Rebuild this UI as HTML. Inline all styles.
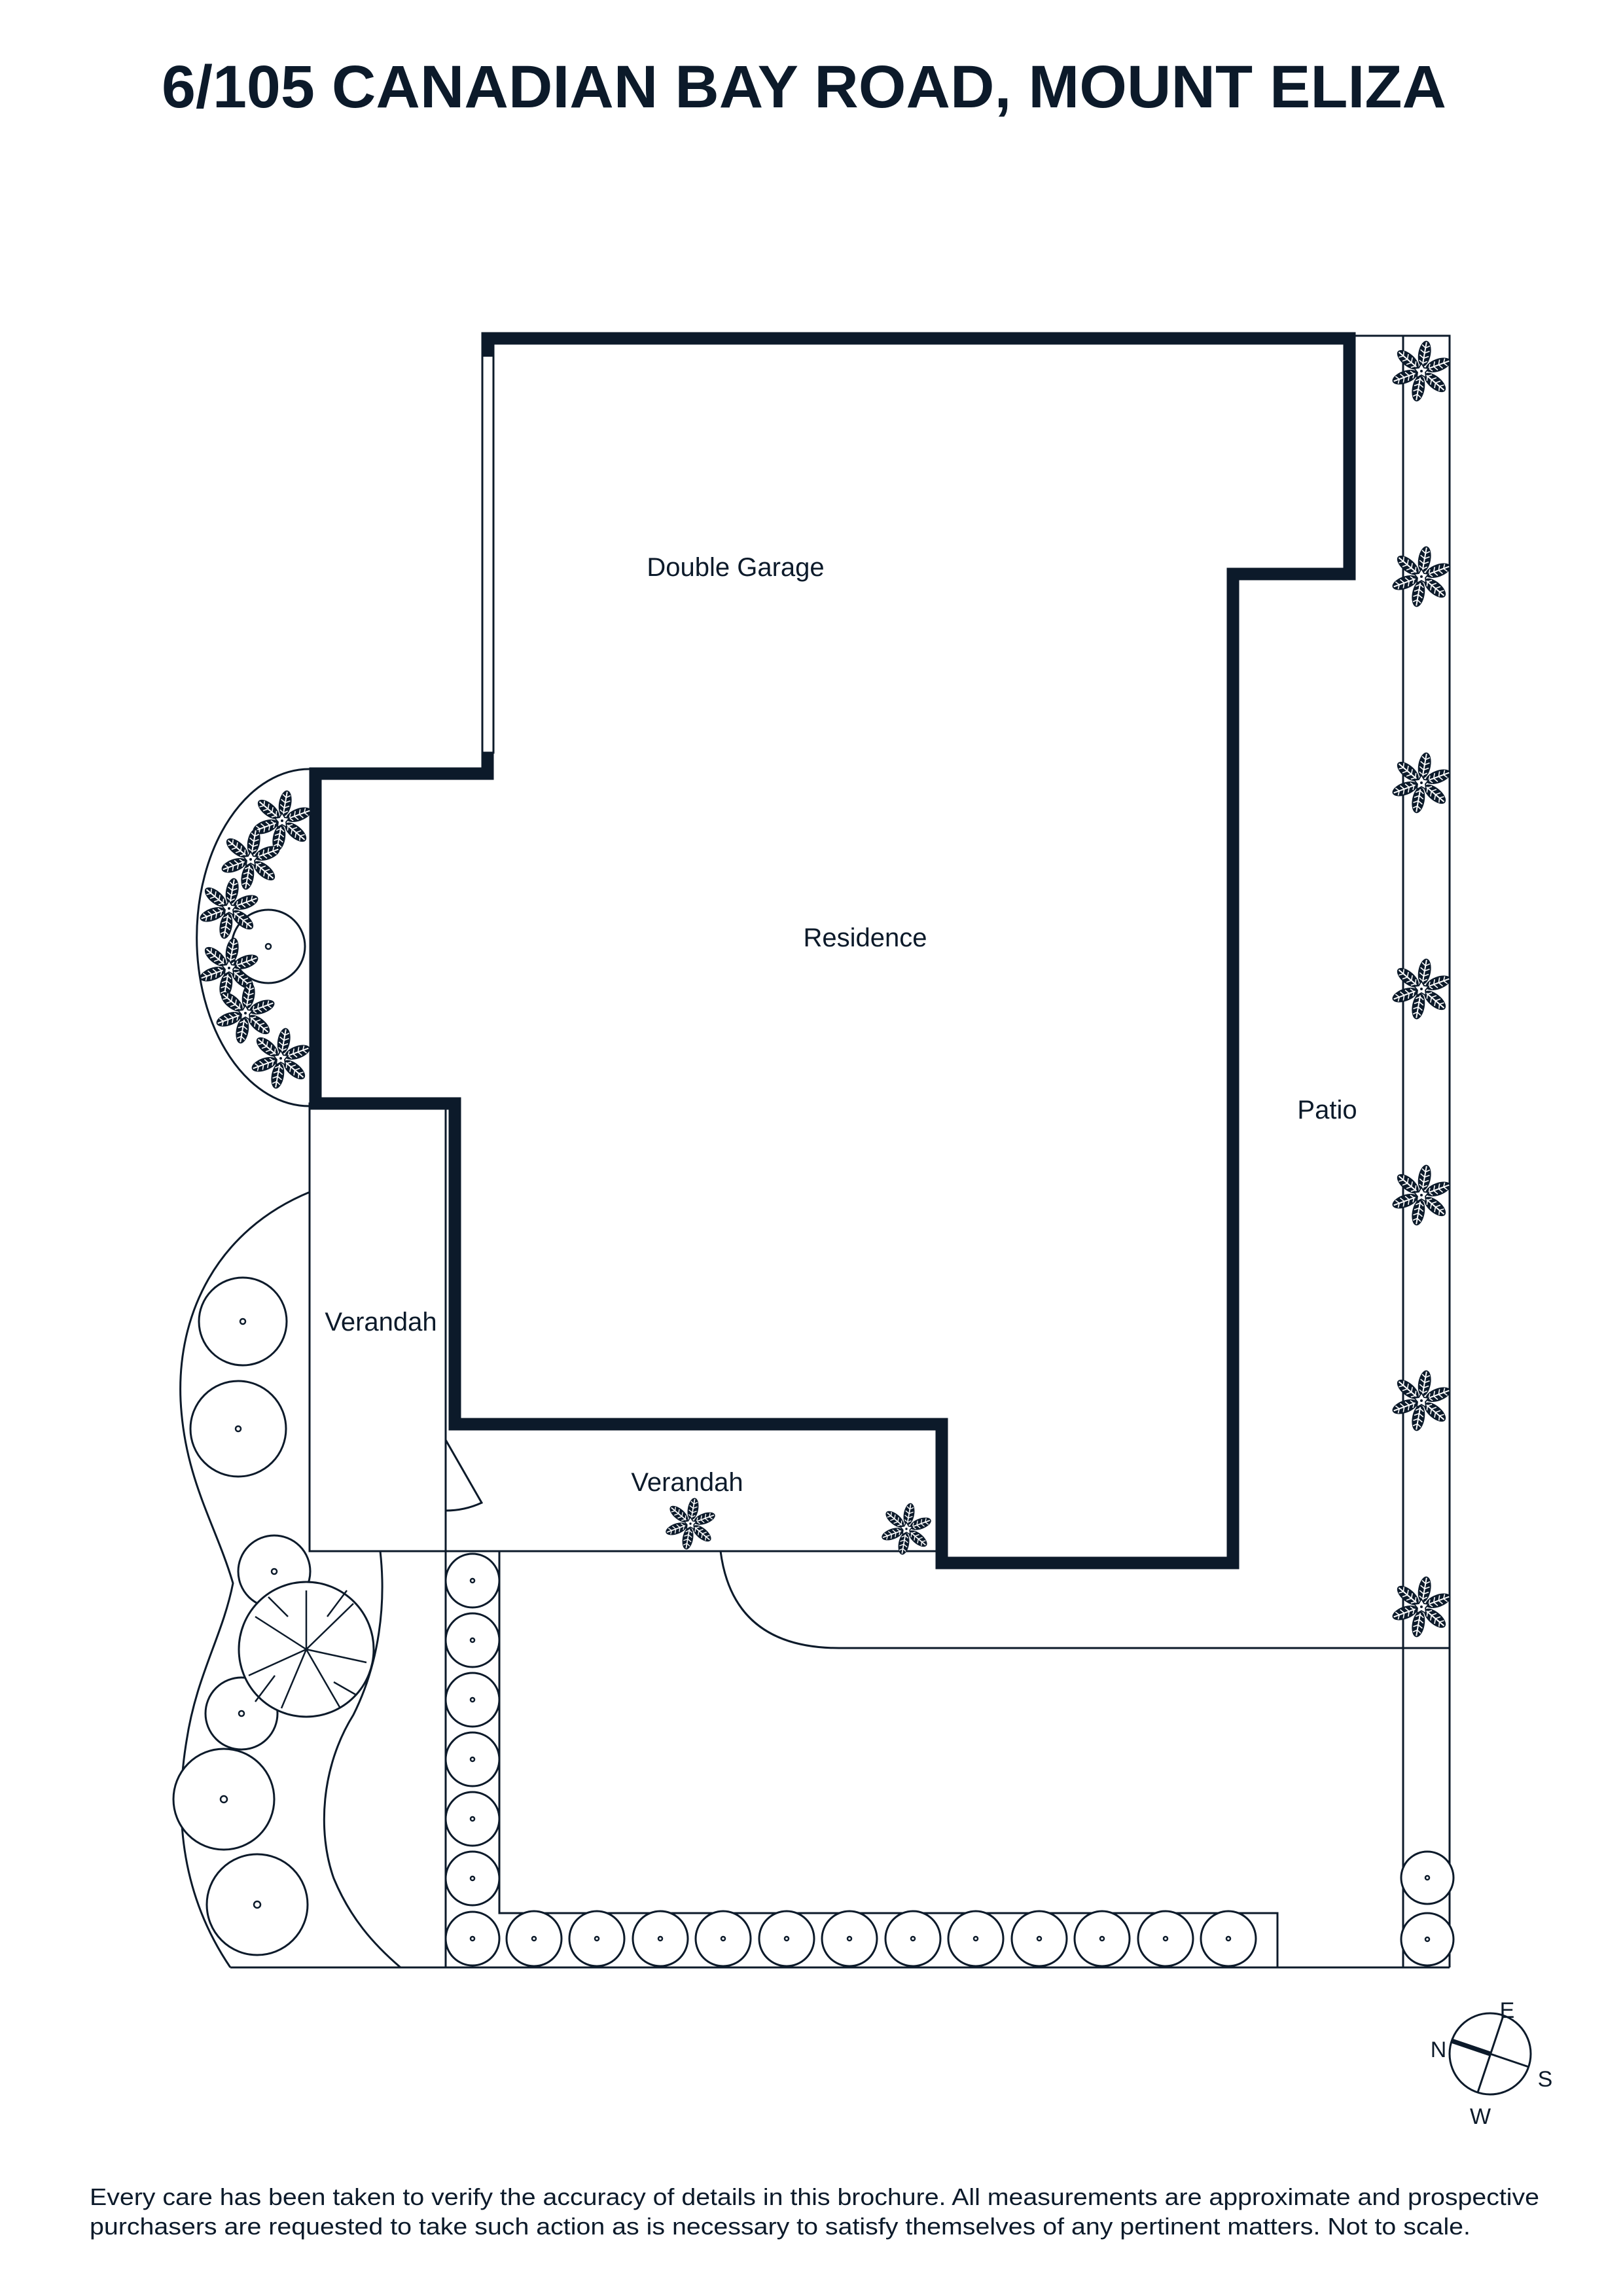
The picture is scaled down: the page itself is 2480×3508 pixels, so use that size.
<!DOCTYPE html>
<html><head><meta charset="utf-8">
<style>
html,body{margin:0;padding:0;background:#fff;}
svg{display:block;}
text{font-family:"Liberation Sans",sans-serif;fill:#0c1a2a;}
</style></head>
<body>
<svg width="2480" height="3508" viewBox="0 0 2480 3508" xmlns="http://www.w3.org/2000/svg">
<defs>
  <g id="pet">
    <ellipse cx="0" cy="-27" rx="9.5" ry="20" fill="#0c1a2a"/>
    <line x1="0" y1="-45" x2="0" y2="-10" stroke="#fff" stroke-width="2"/>
    <path d="M-6,-40 L0,-36 L6,-40 M-7,-32 L0,-28 L7,-32 M-7,-24 L0,-20 L7,-24 M-6,-16 L0,-12 L6,-16" stroke="#fff" stroke-width="1.6" fill="none"/>
  </g>
  <g id="st">
    <use href="#pet" transform="rotate(10)"/>
    <use href="#pet" transform="rotate(70)"/>
    <use href="#pet" transform="rotate(130)"/>
    <use href="#pet" transform="rotate(190)"/>
    <use href="#pet" transform="rotate(250)"/>
    <use href="#pet" transform="rotate(310)"/>
    <polygon points="0,-12 4,-5 11,-4 6,2 7,10 0,6 -7,10 -6,2 -11,-4 -4,-5" fill="#fff" stroke="#0c1a2a" stroke-width="1.8"/>
    <circle r="2" fill="#0c1a2a"/>
  </g>
</defs>

<text x="247" y="164" font-size="92" font-weight="bold" textLength="1963" lengthAdjust="spacingAndGlyphs">6/105 CANADIAN BAY ROAD, MOUNT ELIZA</text>

<g fill="none" stroke="#0c1a2a" stroke-width="3">
  <polyline points="2062,513 2215,513 2215,3006"/>
  <line x1="2144" y1="513" x2="2144" y2="3006"/>
  <path d="M1101,2370 Q1120,2518 1282,2518 L2215,2518"/>
  <rect x="737" y="526" width="17" height="624"/>
  <rect x="473" y="1686" width="208" height="684"/>
  <line x1="681" y1="2370" x2="1439" y2="2370"/>
  <path d="M681,2200 L736,2296 Q710,2308 681,2308"/>
  <line x1="681" y1="2370" x2="681" y2="3006"/>
  <line x1="352" y1="3006" x2="2215" y2="3006"/>
  <polyline points="763,2370 763,2923 1952,2923 1952,3006"/>
  <path d="M473,1175 A172,257 0 0 0 473,1690"/>
  <path d="M474,1821 C330,1880 270,2010 276,2140 C282,2260 330,2330 356,2419 C340,2500 300,2560 285,2660 C265,2780 280,2900 352,3006"/>
  <path d="M581,2370 C590,2450 580,2540 540,2620 C490,2700 485,2800 510,2870 C535,2930 570,2970 612,3006"/>
</g>

<!-- building walls -->
<path d="M745,545 L745,517 L2062,517 L2062,877 L1884,877 L1884,2388 L1439,2388 L1439,2176 L695,2176 L695,1686 L482,1686 L482,1182 L745,1182 L745,1150" fill="none" stroke="#0c1a2a" stroke-width="19" stroke-linejoin="miter"/>

<g fill="#fff" stroke="#0c1a2a" stroke-width="3">
  <circle cx="410" cy="1446" r="56"/>
  <circle cx="371" cy="2019" r="67"/>
  <circle cx="364" cy="2183" r="73"/>
  <circle cx="419" cy="2401" r="55"/>
  <circle cx="369" cy="2618" r="55"/>
  <circle cx="342" cy="2749" r="77"/>
  <circle cx="393" cy="2910" r="77"/>
  <circle cx="468" cy="2520" r="103"/>
  <circle cx="722" cy="2415" r="41"/>
  <circle cx="722" cy="2506" r="41"/>
  <circle cx="722" cy="2597" r="41"/>
  <circle cx="722" cy="2688" r="41"/>
  <circle cx="722" cy="2779" r="41"/>
  <circle cx="722" cy="2870" r="41"/>
  <circle cx="722" cy="2962" r="41"/>
  <circle cx="816" cy="2962" r="42"/>
  <circle cx="912" cy="2962" r="42"/>
  <circle cx="1009" cy="2962" r="42"/>
  <circle cx="1105" cy="2962" r="42"/>
  <circle cx="1202" cy="2962" r="42"/>
  <circle cx="1298" cy="2962" r="42"/>
  <circle cx="1395" cy="2962" r="42"/>
  <circle cx="1491" cy="2962" r="42"/>
  <circle cx="1588" cy="2962" r="42"/>
  <circle cx="1684" cy="2962" r="42"/>
  <circle cx="1781" cy="2962" r="42"/>
  <circle cx="1877" cy="2962" r="42"/>
  <circle cx="2181" cy="2869" r="40"/>
  <circle cx="2181" cy="2963" r="40"/>
</g>
<g fill="none" stroke="#0c1a2a" stroke-width="2.5">
  <circle cx="410" cy="1446" r="4"/><circle cx="371" cy="2019" r="4"/><circle cx="364" cy="2183" r="4"/>
  <circle cx="419" cy="2401" r="4"/><circle cx="369" cy="2618" r="4"/><circle cx="342" cy="2749" r="5"/><circle cx="393" cy="2910" r="5"/>
  <circle cx="722" cy="2415" r="3"/><circle cx="722" cy="2506" r="3"/><circle cx="722" cy="2597" r="3"/><circle cx="722" cy="2688" r="3"/><circle cx="722" cy="2779" r="3"/><circle cx="722" cy="2870" r="3"/><circle cx="722" cy="2962" r="3"/>
  <circle cx="816" cy="2962" r="3"/><circle cx="912" cy="2962" r="3"/><circle cx="1009" cy="2962" r="3"/><circle cx="1105" cy="2962" r="3"/><circle cx="1202" cy="2962" r="3"/><circle cx="1298" cy="2962" r="3"/><circle cx="1395" cy="2962" r="3"/><circle cx="1491" cy="2962" r="3"/><circle cx="1588" cy="2962" r="3"/><circle cx="1684" cy="2962" r="3"/><circle cx="1781" cy="2962" r="3"/><circle cx="1877" cy="2962" r="3"/>
  <circle cx="2181" cy="2869" r="3"/><circle cx="2181" cy="2963" r="3"/>
  <path d="M468,2520 L468,2430 M468,2520 L390,2470 M468,2520 L380,2560 M468,2520 L430,2610 M468,2520 L520,2610 M468,2520 L560,2540 M468,2520 L540,2450 M440,2470 L410,2440 M500,2470 L530,2430 M420,2560 L390,2600 M510,2570 L545,2590"/>
</g>

<g>
  <use href="#st" transform="translate(431,1254)"/>
  <use href="#st" transform="translate(383,1313)"/>
  <use href="#st" transform="translate(350,1388)"/>
  <use href="#st" transform="translate(350,1479)"/>
  <use href="#st" transform="translate(375,1548)"/>
  <use href="#st" transform="translate(429,1617)"/>
  <use href="#st" transform="translate(2172,567)"/>
  <use href="#st" transform="translate(2172,881)"/>
  <use href="#st" transform="translate(2172,1196)"/>
  <use href="#st" transform="translate(2172,1511)"/>
  <use href="#st" transform="translate(2172,1826)"/>
  <use href="#st" transform="translate(2172,2140)"/>
  <use href="#st" transform="translate(2172,2455)"/>
  <use href="#st" transform="translate(1055,2328) scale(0.85)"/>
  <use href="#st" transform="translate(1385,2336) scale(0.85)"/>
</g>

<g font-size="40" text-anchor="middle">
  <text x="1124" y="880">Double Garage</text>
  <text x="1322" y="1446">Residence</text>
  <text x="2028" y="1709">Patio</text>
  <text x="582" y="2033">Verandah</text>
  <text x="1050" y="2278">Verandah</text>
</g>

<g stroke="#0c1a2a" fill="none">
  <circle cx="2277" cy="3138" r="62" stroke-width="3"/>
  <line x1="2297" y1="3080" x2="2258" y2="3197" stroke-width="3"/>
  <line x1="2277" y1="3138" x2="2336" y2="3158" stroke-width="3"/>
  <line x1="2218" y1="3118" x2="2277" y2="3138" stroke-width="7"/>
</g>
<g font-size="34" text-anchor="middle">
  <text x="2303" y="3083">E</text>
  <text x="2198" y="3143">N</text>
  <text x="2361" y="3188">S</text>
  <text x="2262" y="3245">W</text>
</g>

<text x="137" y="3369" font-size="36" textLength="2215" lengthAdjust="spacingAndGlyphs">Every care has been taken to verify the accuracy of details in this brochure. All measurements are approximate and prospective</text>
<text x="137" y="3414" font-size="36" textLength="2110" lengthAdjust="spacingAndGlyphs">purchasers are requested to take such action as is necessary to satisfy themselves of any pertinent matters. Not to scale.</text>
</svg>
</body></html>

···

TASK DIRECTIONS >>
Quote, please, every line of the material above from its start through the line that has "ROAD, MOUNT ELIZA</text>", reproducing the words exactly and dropping any images.

SOLVED PROBLEM >>
Rebuild this UI as HTML. Inline all styles.
The picture is scaled down: the page itself is 2480×3508 pixels, so use that size.
<!DOCTYPE html>
<html><head><meta charset="utf-8">
<style>
html,body{margin:0;padding:0;background:#fff;}
svg{display:block;}
text{font-family:"Liberation Sans",sans-serif;fill:#0c1a2a;}
</style></head>
<body>
<svg width="2480" height="3508" viewBox="0 0 2480 3508" xmlns="http://www.w3.org/2000/svg">
<defs>
  <g id="pet">
    <ellipse cx="0" cy="-27" rx="9.5" ry="20" fill="#0c1a2a"/>
    <line x1="0" y1="-45" x2="0" y2="-10" stroke="#fff" stroke-width="2"/>
    <path d="M-6,-40 L0,-36 L6,-40 M-7,-32 L0,-28 L7,-32 M-7,-24 L0,-20 L7,-24 M-6,-16 L0,-12 L6,-16" stroke="#fff" stroke-width="1.6" fill="none"/>
  </g>
  <g id="st">
    <use href="#pet" transform="rotate(10)"/>
    <use href="#pet" transform="rotate(70)"/>
    <use href="#pet" transform="rotate(130)"/>
    <use href="#pet" transform="rotate(190)"/>
    <use href="#pet" transform="rotate(250)"/>
    <use href="#pet" transform="rotate(310)"/>
    <polygon points="0,-12 4,-5 11,-4 6,2 7,10 0,6 -7,10 -6,2 -11,-4 -4,-5" fill="#fff" stroke="#0c1a2a" stroke-width="1.8"/>
    <circle r="2" fill="#0c1a2a"/>
  </g>
</defs>

<text x="247" y="164" font-size="92" font-weight="bold" textLength="1963" lengthAdjust="spacingAndGlyphs">6/105 CANADIAN BAY ROAD, MOUNT ELIZA</text>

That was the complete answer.